Where 6 Gb/s Doesn’t Make a Difference

Performance advantages make great headlines, but be aware that this generation of SAS only delivers a benefit in storage environments based on expanders and appliances, where you have a plethora of drives being accessed through relatively narrow data pathways. Even the fastest new SAS 6 Gb/s drive, Seagate’s Cheetah 15K.7, is still limited to 200 MB/s maximum throughput when operated in one-drive configurations.

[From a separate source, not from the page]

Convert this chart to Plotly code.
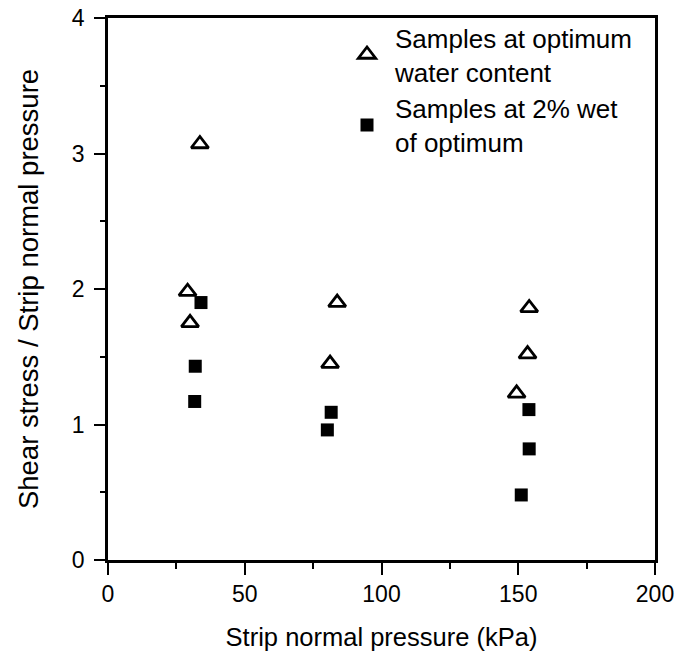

This can already be handled by SAS 1.1 at 3 Gb/s (300 MB/s). We’ll have to wait at least two more hard drive generations to see an individual drive saturate 3 Gb/s bandwidth. So, there’s not much benefit in focusing on getting 6 Gb/s SAS into systems running only small RAID arrays or individual hard drives. There simply won’t be a noticeable benefit.

The True 6 Gb/s SAS Value

However, things change rapidly once wide ports are used to talk to SAS storage appliances. Without wide ports, the aggregate bandwidth of so many drives can swamp a conventional SAS link. We used 16 flash SSDs to try to taxing LSI’s new 9200-series bandwidth, but imagine what would happen if 20, 30, or even 50 drives were attached through expanders and appropriate storage applications. The SAS link suddenly becomes the bottleneck.

SAS 6 Gb/s = Affordable Backbone for Virtualization

Also consider the SAN scenario. In environments where storage works independently from specific servers (through SAS or iSCSI), the downlink to your storage is key. Enterpises utilize heavy storage appliances to power virtualized system environments so that active operating system partitions can quickly switch from one server to another. iSCSI over Gigabit Ethernet remains the bottleneck, but once SANs are taken over by 10 GbE (or in Fibre Channel environments), SAS 2.0 will present a great opportunity to effectively double storage performance without much additional cost.

Decision makers in the process of finding new solutions should take the time to dig into SAS 6 Gb/s. It may be worth the investment compared to SATA hardware or a workable alternative for expensive Fibre Channel hardware.